Discriminant Analysis of Principal Components (DAPC)

While PCA is commonly used in human population genetic studies, DAPC is a relatively new methodology that has been recently developed [1]. DAPC provides an efficient description of genetic clusters using a few synthetic variables called the discriminant functions. This multivariate analysis seeks linear combinations of the original variables (alleles), which shows differences between groups as best as possible while minimizing variation within clusters. Contrary to traditional methods such as PCA, which focus on the entire genetic variation, DAPC yields linear combinations of the original variables, which maximize differences between groups while minimizing variation within clusters. Based on the retained discriminant functions, the analysis derives probabilities for each individual of a membership in each of the different groups. This coefficient can be interpreted as “genetic proximity” of individuals to the different clusters. Therefore, DAPC aims to look for “discriminants” whose numeric values are able to separate the different classes defined from the cluster analysis, and from these values to classify new observations into those classes. Therefore, as for the Bayesian classification method, DAPC uses the concept of training set to create classification rules and a test set to gauge their efficiency. From a group of multivariate observations, already grouped into classes, DAPC discovers whether it is possible to create classification rules from the original observations (training set) that can reliably classify new observations (test set).

DAPC was carried out using the statistic software R v.3.0.1 ( together with the adegenet package (adegenet v.1.4-2, [1] ).
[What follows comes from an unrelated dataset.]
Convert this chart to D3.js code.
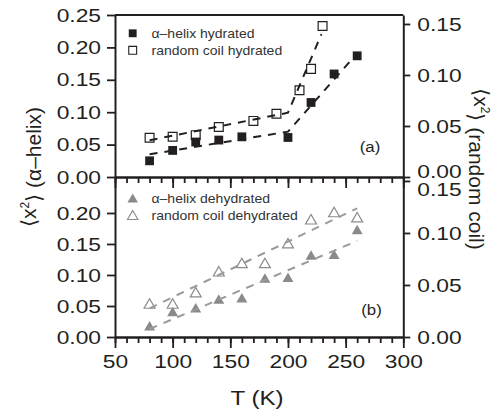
<!DOCTYPE html>
<html><head><meta charset="utf-8">
<script src="https://cdn.jsdelivr.net/npm/d3@7"></script>
<style>body{margin:0;background:#fff}svg{display:block}</style>
</head><body><svg id="c" width="504" height="414"></svg>
<script>
// ---------- data ----------
const tAlphaHyd = [80,100,120,140,160,200,220,240,260];
const alphaHyd  = [0.025,0.041,0.054,0.057,0.062,0.061,0.115,0.159,0.187];
const tCoilHyd  = [80,100,120,140,170,190,210,220,230];
const coilHyd   = [0.0385,0.0395,0.041,0.049,0.055,0.062,0.085,0.106,0.148];
const fitAlphaHydT = [80,200,260];
const fitAlphaHyd  = [0.035,0.070,0.191];
const fitCoilHydT  = [80,200,229];
const fitCoilHyd   = [0.036,0.063,0.140];

const tDeh       = [80,100,120,140,160,180,200,220,240,260];
const alphaDeh   = [0.018,0.041,0.047,0.061,0.063,0.095,0.096,0.132,0.133,0.173];
const coilDeh    = [0.032,0.032,0.043,0.063,0.071,0.071,0.090,0.113,0.120,0.115];
const fitAlphaDehT = [80,260];
const fitAlphaDeh  = [0.0129,0.155];
const fitCoilDehT  = [80,260];
const fitCoilDeh   = [0.0276,0.1237];

const xMajor = [50,100,150,200,250,300];
const xMinor = d3.range(50,301,10);
const yLeftTopTicks = [0,0.05,0.10,0.15,0.20,0.25];
const yLeftBotTicks = [0,0.05,0.10,0.15,0.20];
const yRightTicks = [0,0.05,0.10,0.15];
const legendTop = ["\u03b1\u2013helix hydrated","random coil hydrated"];
const legendBot = ["\u03b1\u2013helix dehydrated","random coil dehydrated"];

// ---------- setup ----------
const FONT = "'Liberation Sans', Arial, Helvetica, sans-serif";
const TXT = "#231f20";
const GRAY = "#8a8a8a";
const svg = d3.select("#c").style("font-family", FONT);

const x   = d3.scaleLinear().domain([50,300]).range([115,403.3]);
const yTL = d3.scaleLinear().domain([0,0.25]).range([177,15]);
const yTR = d3.scaleLinear().domain([0,0.1588]).range([177,15]);
const yBL = d3.scaleLinear().domain([0,0.258]).range([337,177]);
const yBR = d3.scaleLinear().domain([0,0.1538]).range([337,177]);

function stretch(sel, s){
  sel.each(function(){
    const t = d3.select(this);
    const ax = +t.attr("x") || 0, ay = +t.attr("y") || 0;
    t.attr("transform", `translate(${ax},${ay}) scale(${s},1) translate(${-ax},${-ay})`);
  });
}
function styleAxis(g, fs){
  g.select(".domain").attr("stroke", TXT).attr("stroke-width", 2);
  g.selectAll(".tick line").attr("stroke", TXT).attr("stroke-width", 1.8);
  g.selectAll(".tick text").attr("fill", TXT).style("font-size", fs+"px").style("font-family", FONT);
}
const f2 = d3.format(".2f");

// ---------- axes ----------
const gTL = svg.append("g").attr("transform","translate(115,0)")
  .call(d3.axisLeft(yTL).tickValues(yLeftTopTicks).tickFormat(f2).tickSize(8).tickSizeOuter(0).tickPadding(6));
const gBL = svg.append("g").attr("transform","translate(115,0)")
  .call(d3.axisLeft(yBL).tickValues(yLeftBotTicks).tickFormat(f2).tickSize(8).tickSizeOuter(0).tickPadding(6));
const gTR = svg.append("g").attr("transform","translate(403.3,0)")
  .call(d3.axisRight(yTR).tickValues(yRightTicks).tickFormat(f2).tickSize(7).tickSizeOuter(0).tickPadding(7));
const gBR = svg.append("g").attr("transform","translate(403.3,0)")
  .call(d3.axisRight(yBR).tickValues(yRightTicks).tickFormat(f2).tickSize(7).tickSizeOuter(0).tickPadding(7));
[gTL,gBL,gTR,gBR].forEach(g=>{ styleAxis(g,19); stretch(g.selectAll(".tick text"),1.2); });
// nudge the crowded right-hand labels at the panel junction
gTR.selectAll(".tick text").filter(d=>d===0).attr("dy","0.02em");
gBR.selectAll(".tick text").filter(d=>d===0.15).attr("dy","0.74em");

function xAxes(y, labels){
  const gMin = svg.append("g").attr("transform",`translate(0,${y})`)
    .call(d3.axisBottom(x).tickValues(xMinor).tickFormat("").tickSize(6).tickSizeOuter(0));
  styleAxis(gMin,19);
  const gMaj = svg.append("g").attr("transform",`translate(0,${y})`)
    .call(d3.axisBottom(x).tickValues(xMajor).tickFormat(labels ? d3.format("d") : "").tickSize(11).tickSizeOuter(0).tickPadding(7));
  styleAxis(gMaj,19);
  if (labels) stretch(gMaj.selectAll(".tick text"),1.2);
}
xAxes(177,false);
xAxes(337,true);
// top frame line
svg.append("line").attr("x1",x(50)).attr("x2",x(300)).attr("y1",yTL(0.25)).attr("y2",yTL(0.25))
  .attr("stroke",TXT).attr("stroke-width",2);

// ---------- fits ----------
const line = (ys) => d3.line().x(d=>x(d[0])).y(d=>ys(d[1]));
function fit(ts, vs, ys, color){
  svg.append("path").datum(ts.map((t,i)=>[t,vs[i]]))
    .attr("d", line(ys)).attr("fill","none").attr("stroke",color)
    .attr("stroke-width",2).attr("stroke-dasharray","8,7");
}

// ---------- markers ----------
const sq = d3.symbol().type(d3.symbolSquare).size(78);
const tri = d3.symbol().type(d3.symbolTriangle).size(52);
function marks(ts, vs, ys, sym, fill, stroke, dy){
  svg.append("g").selectAll("path").data(ts.map((t,i)=>[t,vs[i]])).join("path")
    .attr("d", sym)
    .attr("transform", d=>`translate(${x(d[0])},${ys(d[1])+dy})`)
    .attr("fill", fill).attr("stroke", stroke).attr("stroke-width", stroke==="none"?0:1.2);
}
marks(tAlphaHyd, alphaHyd, yTL, sq, TXT, "none", 0);
marks(tCoilHyd, coilHyd, yTR, sq, "none", TXT, 0);
fit(fitAlphaHydT, fitAlphaHyd, yTL, TXT);
fit(fitCoilHydT, fitCoilHyd, yTR, TXT);

marks(tDeh, alphaDeh, yBL, tri, GRAY, "none", 1.4);
marks(tDeh, coilDeh, yBR, tri, "none", GRAY, 1.4);
fit(fitAlphaDehT, fitAlphaDeh, yBL, "#9a9a9a");
fit(fitCoilDehT, fitCoilDeh, yBR, "#9a9a9a");

// ---------- legends ----------
function legend(items, y0, symFilled, col){
  const legSym = d3.symbol().type(symFilled).size(symFilled===d3.symbolSquare?62:48);
  items.forEach((lab,i)=>{
    const y = y0 + i*17;
    svg.append("path").attr("d", legSym).attr("transform",`translate(132.7,${y + (symFilled===d3.symbolTriangle?1.2:0)})`)
      .attr("fill", i===0 ? col : "none").attr("stroke", i===0 ? "none" : col).attr("stroke-width",1.1);
    const t = svg.append("text").attr("x",151.5).attr("y",y).attr("dy","0.35em")
      .attr("fill","#333").style("font-size","12.5px").text(lab);
    stretch(t,1.12);
  });
}
legend(legendTop, 33.3, d3.symbolSquare, TXT);
legend(legendBot, 198.3, d3.symbolTriangle, GRAY);

// panel tags
[["(a)",370,147],["(b)",371.5,310]].forEach(([s,px,py])=>{
  const t = svg.append("text").attr("x",px).attr("y",py).attr("dy","0.35em").attr("text-anchor","middle")
    .attr("fill",TXT).style("font-size","15px").text(s);
  stretch(t,1.12);
});

// ---------- axis titles ----------
const xt = svg.append("text").attr("x",257).attr("y",405).attr("text-anchor","middle")
  .attr("fill",TXT).style("font-size","21px").text("T (K)");
stretch(xt,1.15);

function ylab(tx, ty, rot, rest){
  const t = svg.append("text").attr("transform",`translate(${tx},${ty}) rotate(${rot})`)
    .attr("text-anchor","middle").attr("fill",TXT).style("font-size","21px");
  t.append("tspan").text("\u27e8x");
  t.append("tspan").attr("dy","-0.55em").style("font-size","12px").text("2");
  t.append("tspan").attr("dy","0.55em").text("\u27e9 " + rest);
}
ylab(36, 167, -90, "(\u03b1\u2013helix)");
ylab(474, 169, 90, "(random coil)");
</script>
</body></html>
DAPC underlines the outcomes of PCA (see main document) and provides further assessment of between-population structures. DAPC scatterplots (Figure 1herein) show genetic clustering of Africans, Europeans, Native Americans, Ladinos and Mayas. We observed that little information is gained by adding PCs after the first ten (Figure 1, ‘PCA eigenvalue’ insets). We therefore retained 10 PCs (dark grey in Figure 1 inset histograms) in each simulation to strengthen clustering and minimize the risk of over-fitting the discriminant functions. The insets of Figure1 also show bar-plots of eigenvalues for the discriminant analysis of each analysis. We retained two discriminant functions (dark grey) in both analyses. As assumed when sub-grouping Guatemalan samples into ‘Ladinos’ and Mayas, it became clearer that ‘Ladino’ individuals are more closely related to Europeans than Mayas (Figure 1A). As with the PCA, sub-grouping of different Maya people did not lead to further sub-division (Figure 1B).

Reference

1.Jombart T, Devillard S, Balloux F: Discriminant analysis of principal components: a new method for the analysis of genetically structured populations. BMC Genet 2010, 11:94.
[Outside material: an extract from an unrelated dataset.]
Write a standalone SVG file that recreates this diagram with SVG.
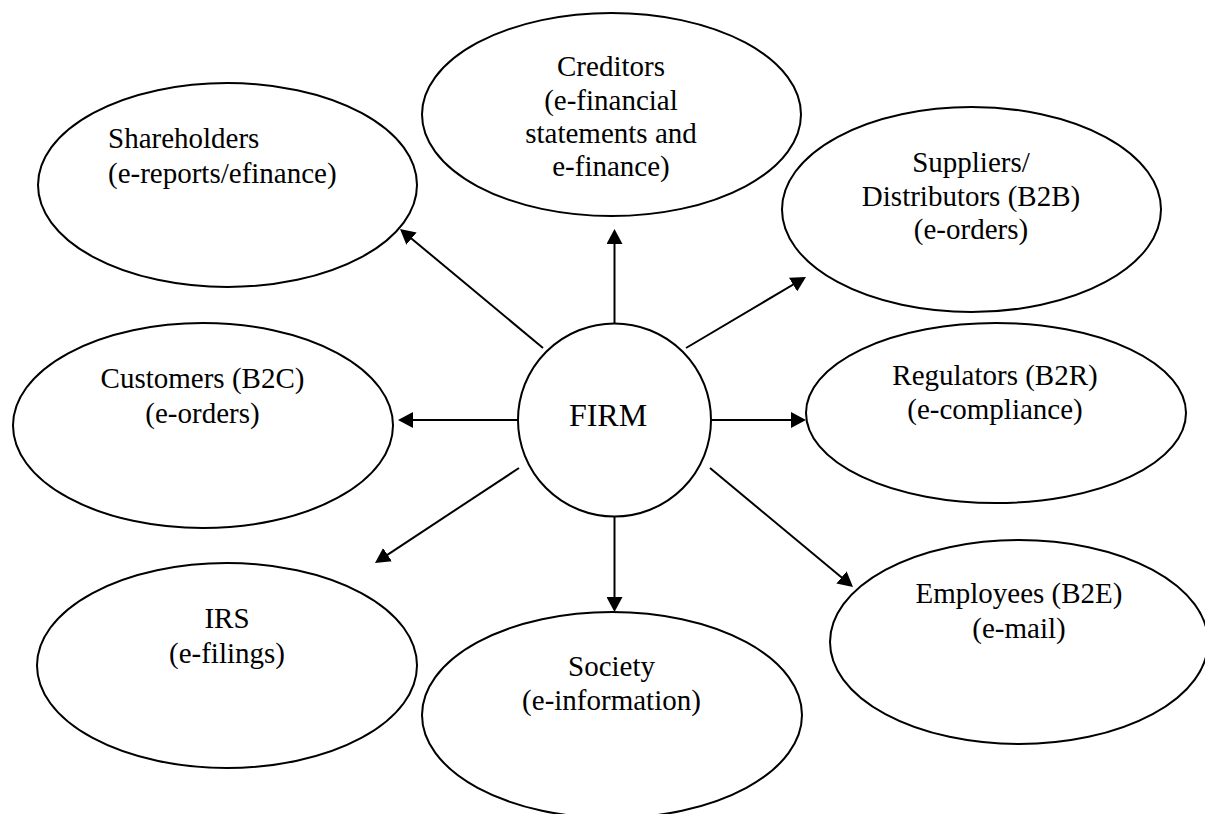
<svg xmlns="http://www.w3.org/2000/svg" width="1205" height="814" viewBox="0 0 1205 814">
  <style>
    .shape { fill: #ffffff; stroke: #000000; stroke-width: 2; }
    .label { font-family: "Liberation Serif", "Times New Roman", serif; font-size: 29px; fill: #000000; text-anchor: middle; }
    .left { text-anchor: start; }
    .firm { font-size: 32px; }
    .link { stroke: #000000; stroke-width: 2; fill: none; marker-end: url(#arrow); }
  </style>
  <defs>
    <marker id="arrow" markerUnits="userSpaceOnUse" markerWidth="16" markerHeight="16" refX="12" refY="8" orient="auto">
      <path d="M0,0 L15,8 L0,16 Z" fill="#000000"/>
    </marker>
  </defs>
  <rect width="1205" height="814" fill="#ffffff"/>

  <!-- stakeholder nodes -->
  <g id="shareholders">
    <ellipse class="shape" cx="227.5" cy="185" rx="189.5" ry="102"/>
    <text class="label left" x="108" y="148">Shareholders</text>
    <text class="label left" x="108" y="183">(e-reports/efinance)</text>
  </g>
  <g id="creditors">
    <ellipse class="shape" cx="611.5" cy="114.5" rx="189.5" ry="101.5"/>
    <text class="label" x="611" y="76">Creditors</text>
    <text class="label" x="611" y="110">(e-financial</text>
    <text class="label" x="611" y="143">statements and</text>
    <text class="label" x="611" y="176">e-finance)</text>
  </g>
  <g id="suppliers">
    <ellipse class="shape" cx="971.5" cy="209.5" rx="189.5" ry="102.5"/>
    <text class="label" x="971" y="172">Suppliers/</text>
    <text class="label" x="971" y="206">Distributors (B2B)</text>
    <text class="label" x="971" y="239">(e-orders)</text>
  </g>
  <g id="customers">
    <ellipse class="shape" cx="203" cy="425.5" rx="190" ry="102.5"/>
    <text class="label" x="202.5" y="388">Customers (B2C)</text>
    <text class="label" x="202.5" y="423">(e-orders)</text>
  </g>
  <g id="regulators">
    <ellipse class="shape" cx="996" cy="413" rx="190" ry="90"/>
    <text class="label" x="995" y="385">Regulators (B2R)</text>
    <text class="label" x="995" y="419">(e-compliance)</text>
  </g>
  <g id="irs">
    <ellipse class="shape" cx="227" cy="665.5" rx="190" ry="102.5"/>
    <text class="label" x="227" y="628">IRS</text>
    <text class="label" x="227" y="663">(e-filings)</text>
  </g>
  <g id="society">
    <ellipse class="shape" cx="612" cy="715" rx="190" ry="103"/>
    <text class="label" x="611.5" y="676">Society</text>
    <text class="label" x="611.5" y="710">(e-information)</text>
  </g>
  <g id="employees">
    <ellipse class="shape" cx="1019" cy="642" rx="189" ry="102"/>
    <text class="label" x="1019" y="603">Employees (B2E)</text>
    <text class="label" x="1019" y="638">(e-mail)</text>
  </g>

  <!-- central node -->
  <g id="firm">
    <circle class="shape" cx="614.5" cy="420" r="96.5"/>
    <text class="label firm" x="608" y="426">FIRM</text>
  </g>

  <!-- connectors from the firm to each stakeholder -->
  <g id="connectors">
    <line class="link" x1="614.5" y1="323.5" x2="614.5" y2="232"/>
    <line class="link" x1="543" y1="348" x2="402.3" y2="230.9"/>
    <line class="link" x1="686" y1="348" x2="803.4" y2="278.5"/>
    <line class="link" x1="711" y1="420" x2="803" y2="420"/>
    <line class="link" x1="518" y1="420" x2="401" y2="420"/>
    <line class="link" x1="519" y1="468" x2="377.5" y2="561.3"/>
    <line class="link" x1="614.5" y1="516.5" x2="614.5" y2="609"/>
    <line class="link" x1="710" y1="468" x2="850.7" y2="585.1"/>
  </g>
</svg>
Figure 1. DAPC of Guatemalan profiles based on the 46-AIM-InDels panel genotyped in the present study and considering the ‘Ladino’, the Maya (as a single group), and the reference data (A), and the different ethnic groups from Guatemala against the reference datasets (B). Clusters are shown by different colors and inertia ellipses, while symbols represent individuals. Smaller graph sets represent eigenvalues of DA and PCA.